From the records below, extract all the text exactly and leave the images behind.

>> START Dataset entries

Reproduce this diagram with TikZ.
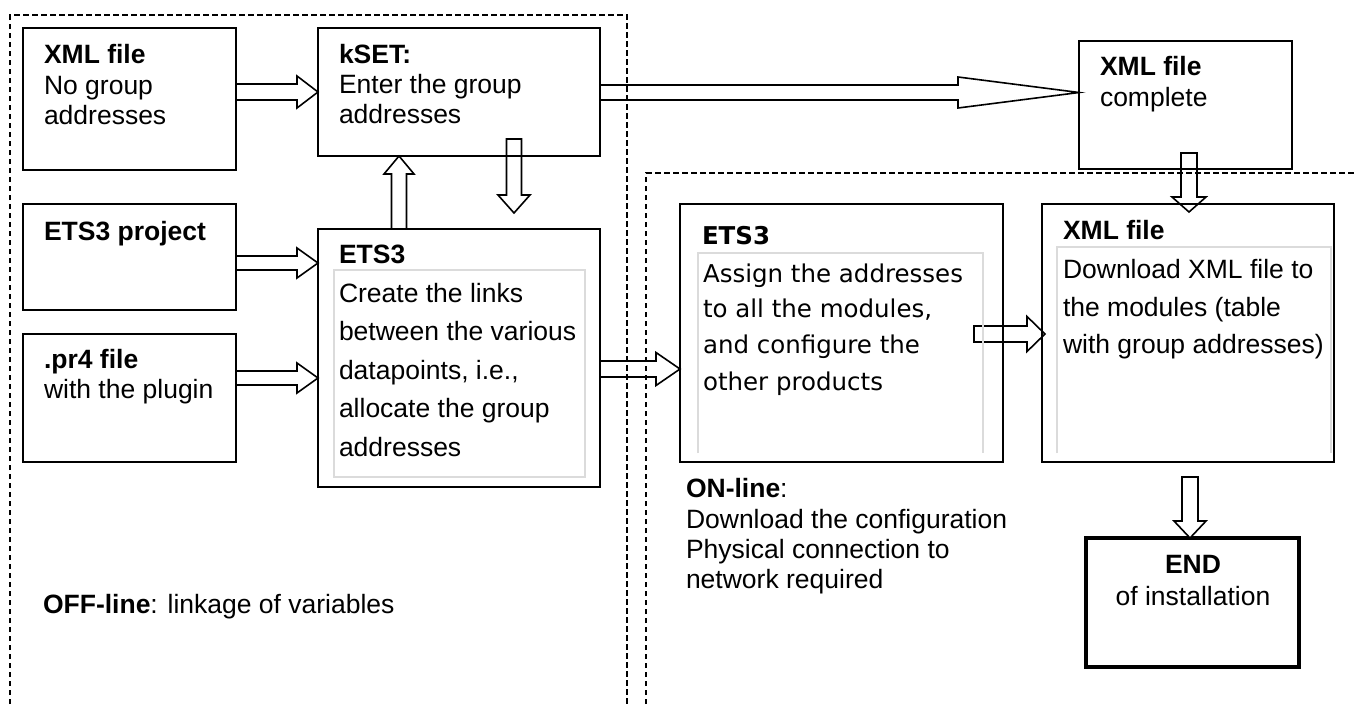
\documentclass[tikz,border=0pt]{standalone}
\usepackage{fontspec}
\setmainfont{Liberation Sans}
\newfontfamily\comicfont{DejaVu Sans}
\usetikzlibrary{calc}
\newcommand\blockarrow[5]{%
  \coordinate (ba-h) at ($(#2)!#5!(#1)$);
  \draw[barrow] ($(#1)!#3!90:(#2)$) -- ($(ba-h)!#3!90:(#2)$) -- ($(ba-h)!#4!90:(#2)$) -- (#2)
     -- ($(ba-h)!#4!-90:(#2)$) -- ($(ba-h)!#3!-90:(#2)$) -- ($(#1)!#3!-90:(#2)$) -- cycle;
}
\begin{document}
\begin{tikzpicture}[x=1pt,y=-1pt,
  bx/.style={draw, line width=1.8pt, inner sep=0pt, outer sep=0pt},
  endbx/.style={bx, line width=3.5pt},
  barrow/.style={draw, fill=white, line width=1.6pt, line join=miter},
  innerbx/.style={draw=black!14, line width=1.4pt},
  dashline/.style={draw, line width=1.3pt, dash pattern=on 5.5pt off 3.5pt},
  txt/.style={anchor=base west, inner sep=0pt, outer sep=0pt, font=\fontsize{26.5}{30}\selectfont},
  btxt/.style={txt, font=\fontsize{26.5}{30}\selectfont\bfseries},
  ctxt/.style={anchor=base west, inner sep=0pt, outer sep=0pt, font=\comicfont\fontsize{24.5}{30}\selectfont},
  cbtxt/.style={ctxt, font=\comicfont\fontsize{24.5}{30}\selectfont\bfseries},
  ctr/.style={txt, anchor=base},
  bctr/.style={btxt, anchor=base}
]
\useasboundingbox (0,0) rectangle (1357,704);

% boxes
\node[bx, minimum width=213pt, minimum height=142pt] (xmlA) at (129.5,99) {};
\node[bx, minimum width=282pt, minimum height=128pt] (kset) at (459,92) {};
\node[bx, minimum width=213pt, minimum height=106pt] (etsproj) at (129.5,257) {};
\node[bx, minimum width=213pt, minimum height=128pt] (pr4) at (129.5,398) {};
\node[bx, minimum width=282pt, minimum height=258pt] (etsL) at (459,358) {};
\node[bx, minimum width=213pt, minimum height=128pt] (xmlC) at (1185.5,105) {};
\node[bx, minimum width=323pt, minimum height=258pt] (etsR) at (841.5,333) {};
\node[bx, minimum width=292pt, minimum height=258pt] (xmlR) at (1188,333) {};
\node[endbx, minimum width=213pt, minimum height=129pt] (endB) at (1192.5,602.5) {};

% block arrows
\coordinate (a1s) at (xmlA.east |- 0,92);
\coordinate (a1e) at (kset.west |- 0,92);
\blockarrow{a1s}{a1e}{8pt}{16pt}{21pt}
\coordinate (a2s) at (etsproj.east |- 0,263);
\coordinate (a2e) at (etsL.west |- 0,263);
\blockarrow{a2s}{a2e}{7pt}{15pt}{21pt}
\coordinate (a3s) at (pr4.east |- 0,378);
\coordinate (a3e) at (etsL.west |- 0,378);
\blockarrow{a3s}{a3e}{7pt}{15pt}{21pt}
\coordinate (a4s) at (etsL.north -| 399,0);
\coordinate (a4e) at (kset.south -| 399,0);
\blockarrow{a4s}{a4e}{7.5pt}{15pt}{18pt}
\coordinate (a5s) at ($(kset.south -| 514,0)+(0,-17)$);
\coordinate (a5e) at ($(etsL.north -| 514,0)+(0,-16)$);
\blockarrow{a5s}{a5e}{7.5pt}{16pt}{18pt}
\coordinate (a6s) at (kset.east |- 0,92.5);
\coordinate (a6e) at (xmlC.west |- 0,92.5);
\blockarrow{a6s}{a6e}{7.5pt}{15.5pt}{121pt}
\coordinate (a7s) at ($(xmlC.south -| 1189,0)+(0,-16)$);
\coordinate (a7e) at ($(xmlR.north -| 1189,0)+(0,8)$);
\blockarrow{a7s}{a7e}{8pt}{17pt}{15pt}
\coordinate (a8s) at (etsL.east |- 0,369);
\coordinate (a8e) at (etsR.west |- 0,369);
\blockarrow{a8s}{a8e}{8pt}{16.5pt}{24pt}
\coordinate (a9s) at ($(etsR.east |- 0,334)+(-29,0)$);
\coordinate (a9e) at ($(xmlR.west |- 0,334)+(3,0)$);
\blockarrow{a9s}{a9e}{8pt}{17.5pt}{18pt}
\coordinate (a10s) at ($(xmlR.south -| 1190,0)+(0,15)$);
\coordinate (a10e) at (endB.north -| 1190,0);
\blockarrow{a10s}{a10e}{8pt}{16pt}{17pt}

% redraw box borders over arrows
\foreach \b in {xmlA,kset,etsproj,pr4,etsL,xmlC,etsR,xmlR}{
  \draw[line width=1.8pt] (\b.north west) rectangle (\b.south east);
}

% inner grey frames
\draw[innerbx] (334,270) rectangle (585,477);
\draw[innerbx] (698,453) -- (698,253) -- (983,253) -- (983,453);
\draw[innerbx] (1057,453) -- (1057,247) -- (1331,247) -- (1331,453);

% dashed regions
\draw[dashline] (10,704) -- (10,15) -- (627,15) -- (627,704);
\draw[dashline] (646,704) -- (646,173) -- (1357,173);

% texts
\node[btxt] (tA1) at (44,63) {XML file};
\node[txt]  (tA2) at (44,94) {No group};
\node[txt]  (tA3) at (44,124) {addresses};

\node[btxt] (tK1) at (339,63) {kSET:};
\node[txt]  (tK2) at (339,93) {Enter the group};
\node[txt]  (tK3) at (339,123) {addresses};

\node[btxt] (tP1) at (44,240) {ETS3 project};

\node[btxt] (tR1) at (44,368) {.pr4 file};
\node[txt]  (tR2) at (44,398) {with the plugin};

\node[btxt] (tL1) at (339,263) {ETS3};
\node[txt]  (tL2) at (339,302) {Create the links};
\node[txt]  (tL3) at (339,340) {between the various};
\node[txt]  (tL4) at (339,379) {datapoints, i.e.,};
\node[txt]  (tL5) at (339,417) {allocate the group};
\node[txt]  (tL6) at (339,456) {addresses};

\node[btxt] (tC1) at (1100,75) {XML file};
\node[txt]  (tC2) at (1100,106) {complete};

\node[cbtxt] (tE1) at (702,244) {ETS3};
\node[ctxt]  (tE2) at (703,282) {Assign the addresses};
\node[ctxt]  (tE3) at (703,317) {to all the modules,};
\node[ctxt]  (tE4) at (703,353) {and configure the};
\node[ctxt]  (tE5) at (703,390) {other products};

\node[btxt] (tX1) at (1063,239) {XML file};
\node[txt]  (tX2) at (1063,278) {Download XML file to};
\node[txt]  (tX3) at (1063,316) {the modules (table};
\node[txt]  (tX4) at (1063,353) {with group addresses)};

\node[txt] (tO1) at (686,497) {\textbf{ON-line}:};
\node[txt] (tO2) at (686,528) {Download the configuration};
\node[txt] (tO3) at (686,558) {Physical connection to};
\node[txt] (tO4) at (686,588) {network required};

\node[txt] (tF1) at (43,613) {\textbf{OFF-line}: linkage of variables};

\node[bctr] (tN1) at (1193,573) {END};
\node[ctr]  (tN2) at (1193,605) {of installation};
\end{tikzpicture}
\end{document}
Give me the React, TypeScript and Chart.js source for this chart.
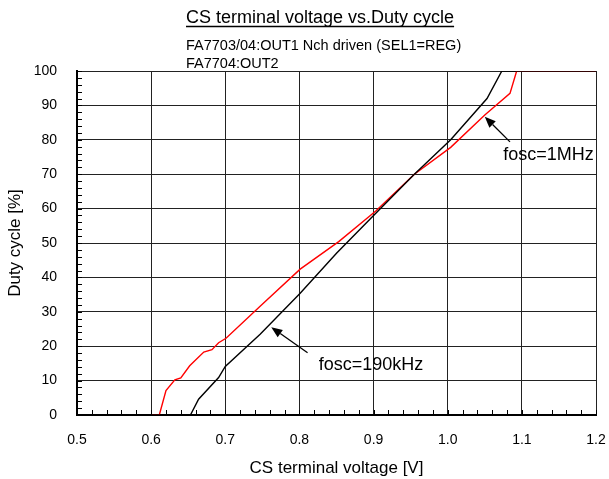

>> END Dataset entries

**Solved problem:**
Reproduce this diagram with TikZ.
\documentclass[tikz,border=0pt]{standalone}
\usepackage{fontspec}
\setmainfont{Liberation Sans}
\newfontfamily\comicfont{DejaVu Sans}
\usetikzlibrary{calc}
\newcommand\blockarrow[5]{%
  \coordinate (ba-h) at ($(#2)!#5!(#1)$);
  \draw[barrow] ($(#1)!#3!90:(#2)$) -- ($(ba-h)!#3!90:(#2)$) -- ($(ba-h)!#4!90:(#2)$) -- (#2)
     -- ($(ba-h)!#4!-90:(#2)$) -- ($(ba-h)!#3!-90:(#2)$) -- ($(#1)!#3!-90:(#2)$) -- cycle;
}
\begin{document}
\begin{tikzpicture}[x=1pt,y=-1pt,
  bx/.style={draw, line width=1.8pt, inner sep=0pt, outer sep=0pt},
  endbx/.style={bx, line width=3.5pt},
  barrow/.style={draw, fill=white, line width=1.6pt, line join=miter},
  innerbx/.style={draw=black!14, line width=1.4pt},
  dashline/.style={draw, line width=1.3pt, dash pattern=on 5.5pt off 3.5pt},
  txt/.style={anchor=base west, inner sep=0pt, outer sep=0pt, font=\fontsize{26.5}{30}\selectfont},
  btxt/.style={txt, font=\fontsize{26.5}{30}\selectfont\bfseries},
  ctxt/.style={anchor=base west, inner sep=0pt, outer sep=0pt, font=\comicfont\fontsize{24.5}{30}\selectfont},
  cbtxt/.style={ctxt, font=\comicfont\fontsize{24.5}{30}\selectfont\bfseries},
  ctr/.style={txt, anchor=base},
  bctr/.style={btxt, anchor=base}
]
\useasboundingbox (0,0) rectangle (1357,704);

% boxes
\node[bx, minimum width=213pt, minimum height=142pt] (xmlA) at (129.5,99) {};
\node[bx, minimum width=282pt, minimum height=128pt] (kset) at (459,92) {};
\node[bx, minimum width=213pt, minimum height=106pt] (etsproj) at (129.5,257) {};
\node[bx, minimum width=213pt, minimum height=128pt] (pr4) at (129.5,398) {};
\node[bx, minimum width=282pt, minimum height=258pt] (etsL) at (459,358) {};
\node[bx, minimum width=213pt, minimum height=128pt] (xmlC) at (1185.5,105) {};
\node[bx, minimum width=323pt, minimum height=258pt] (etsR) at (841.5,333) {};
\node[bx, minimum width=292pt, minimum height=258pt] (xmlR) at (1188,333) {};
\node[endbx, minimum width=213pt, minimum height=129pt] (endB) at (1192.5,602.5) {};

% block arrows
\coordinate (a1s) at (xmlA.east |- 0,92);
\coordinate (a1e) at (kset.west |- 0,92);
\blockarrow{a1s}{a1e}{8pt}{16pt}{21pt}
\coordinate (a2s) at (etsproj.east |- 0,263);
\coordinate (a2e) at (etsL.west |- 0,263);
\blockarrow{a2s}{a2e}{7pt}{15pt}{21pt}
\coordinate (a3s) at (pr4.east |- 0,378);
\coordinate (a3e) at (etsL.west |- 0,378);
\blockarrow{a3s}{a3e}{7pt}{15pt}{21pt}
\coordinate (a4s) at (etsL.north -| 399,0);
\coordinate (a4e) at (kset.south -| 399,0);
\blockarrow{a4s}{a4e}{7.5pt}{15pt}{18pt}
\coordinate (a5s) at ($(kset.south -| 514,0)+(0,-17)$);
\coordinate (a5e) at ($(etsL.north -| 514,0)+(0,-16)$);
\blockarrow{a5s}{a5e}{7.5pt}{16pt}{18pt}
\coordinate (a6s) at (kset.east |- 0,92.5);
\coordinate (a6e) at (xmlC.west |- 0,92.5);
\blockarrow{a6s}{a6e}{7.5pt}{15.5pt}{121pt}
\coordinate (a7s) at ($(xmlC.south -| 1189,0)+(0,-16)$);
\coordinate (a7e) at ($(xmlR.north -| 1189,0)+(0,8)$);
\blockarrow{a7s}{a7e}{8pt}{17pt}{15pt}
\coordinate (a8s) at (etsL.east |- 0,369);
\coordinate (a8e) at (etsR.west |- 0,369);
\blockarrow{a8s}{a8e}{8pt}{16.5pt}{24pt}
\coordinate (a9s) at ($(etsR.east |- 0,334)+(-29,0)$);
\coordinate (a9e) at ($(xmlR.west |- 0,334)+(3,0)$);
\blockarrow{a9s}{a9e}{8pt}{17.5pt}{18pt}
\coordinate (a10s) at ($(xmlR.south -| 1190,0)+(0,15)$);
\coordinate (a10e) at (endB.north -| 1190,0);
\blockarrow{a10s}{a10e}{8pt}{16pt}{17pt}

% redraw box borders over arrows
\foreach \b in {xmlA,kset,etsproj,pr4,etsL,xmlC,etsR,xmlR}{
  \draw[line width=1.8pt] (\b.north west) rectangle (\b.south east);
}

% inner grey frames
\draw[innerbx] (334,270) rectangle (585,477);
\draw[innerbx] (698,453) -- (698,253) -- (983,253) -- (983,453);
\draw[innerbx] (1057,453) -- (1057,247) -- (1331,247) -- (1331,453);

% dashed regions
\draw[dashline] (10,704) -- (10,15) -- (627,15) -- (627,704);
\draw[dashline] (646,704) -- (646,173) -- (1357,173);

% texts
\node[btxt] (tA1) at (44,63) {XML file};
\node[txt]  (tA2) at (44,94) {No group};
\node[txt]  (tA3) at (44,124) {addresses};

\node[btxt] (tK1) at (339,63) {kSET:};
\node[txt]  (tK2) at (339,93) {Enter the group};
\node[txt]  (tK3) at (339,123) {addresses};

\node[btxt] (tP1) at (44,240) {ETS3 project};

\node[btxt] (tR1) at (44,368) {.pr4 file};
\node[txt]  (tR2) at (44,398) {with the plugin};

\node[btxt] (tL1) at (339,263) {ETS3};
\node[txt]  (tL2) at (339,302) {Create the links};
\node[txt]  (tL3) at (339,340) {between the various};
\node[txt]  (tL4) at (339,379) {datapoints, i.e.,};
\node[txt]  (tL5) at (339,417) {allocate the group};
\node[txt]  (tL6) at (339,456) {addresses};

\node[btxt] (tC1) at (1100,75) {XML file};
\node[txt]  (tC2) at (1100,106) {complete};

\node[cbtxt] (tE1) at (702,244) {ETS3};
\node[ctxt]  (tE2) at (703,282) {Assign the addresses};
\node[ctxt]  (tE3) at (703,317) {to all the modules,};
\node[ctxt]  (tE4) at (703,353) {and configure the};
\node[ctxt]  (tE5) at (703,390) {other products};

\node[btxt] (tX1) at (1063,239) {XML file};
\node[txt]  (tX2) at (1063,278) {Download XML file to};
\node[txt]  (tX3) at (1063,316) {the modules (table};
\node[txt]  (tX4) at (1063,353) {with group addresses)};

\node[txt] (tO1) at (686,497) {\textbf{ON-line}:};
\node[txt] (tO2) at (686,528) {Download the configuration};
\node[txt] (tO3) at (686,558) {Physical connection to};
\node[txt] (tO4) at (686,588) {network required};

\node[txt] (tF1) at (43,613) {\textbf{OFF-line}: linkage of variables};

\node[bctr] (tN1) at (1193,573) {END};
\node[ctr]  (tN2) at (1193,605) {of installation};
\end{tikzpicture}
\end{document}
Give me the React, TypeScript and Chart.js source for this chart.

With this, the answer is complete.